With regards to the second issue, on partisan versus nonpartisan elections, Harold See has made many good points about why we ought to be leery of discarding partisan elections, but here are some other facts to chew on. In 1900, we had 25 states with partisan judicial elections, zero with nonpartisan. Today, we have 16 states that have at least some judges facing partisan elections instead of the 25 from a century ago. Of those 16 states, 9 have all their judges in partisan elections. (And I’m counting Michigan and Ohio despite the nonsense that some people adhere to that those two states have non-partisan elections. Just because the party label isn’t on their ballots doesn’t make them nonpartisan elections, as Justice Young has brought out so eloquently).
On the other hand, while there were no states with nonpartisan elections in 1900, today we have 17 states that have nonpartisan elections for at least some of their judges, and of those 17, 11 elect all their judges in a nonpartisan election. So whatever you think are the merits, the fact is that we have two distinct trends: one, towards preserving judicial elections, and the other for moving from partisan to nonpartisan elections.

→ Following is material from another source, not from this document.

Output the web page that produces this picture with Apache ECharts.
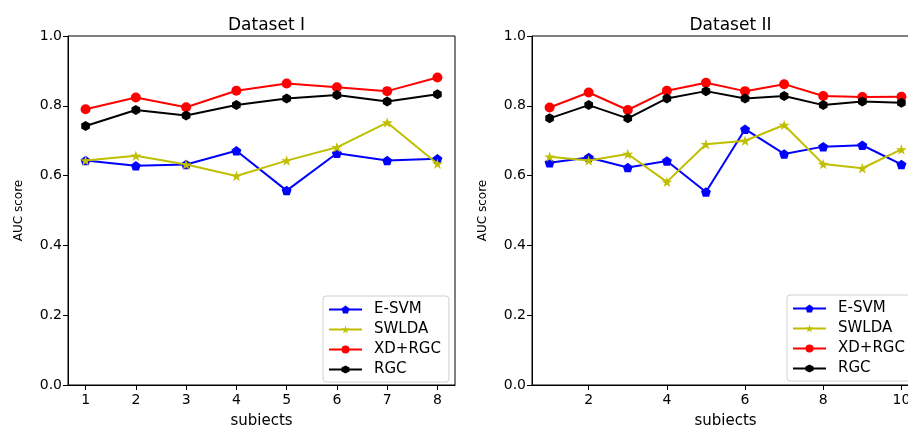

One final observation: there’s been almost no mention of the last thing that Mr. Wootton said about the importance of incumbency. The elections aren’t where the action is. Most of the action is in appointments to fill vacancies. In most states, more than half of the judges first come onto the bench via appointments to fill vacancies. Almost no state has any advice and consent role for legislatures in that context, and only 11 states have any kind of screening process for gubernatorial appointments to fill vacancies. So you’ve got most governors putting most people onto the bench, who then run with all the protections of incumbents.
And these protections are incredibly powerful. In Florida last fall there were 182 Florida trial judges up for re-election in contestable nonpartisan elections. Only 17 of those judges were actually opposed in their races. Consequently, 165 incumbent judges faced no opposition at all.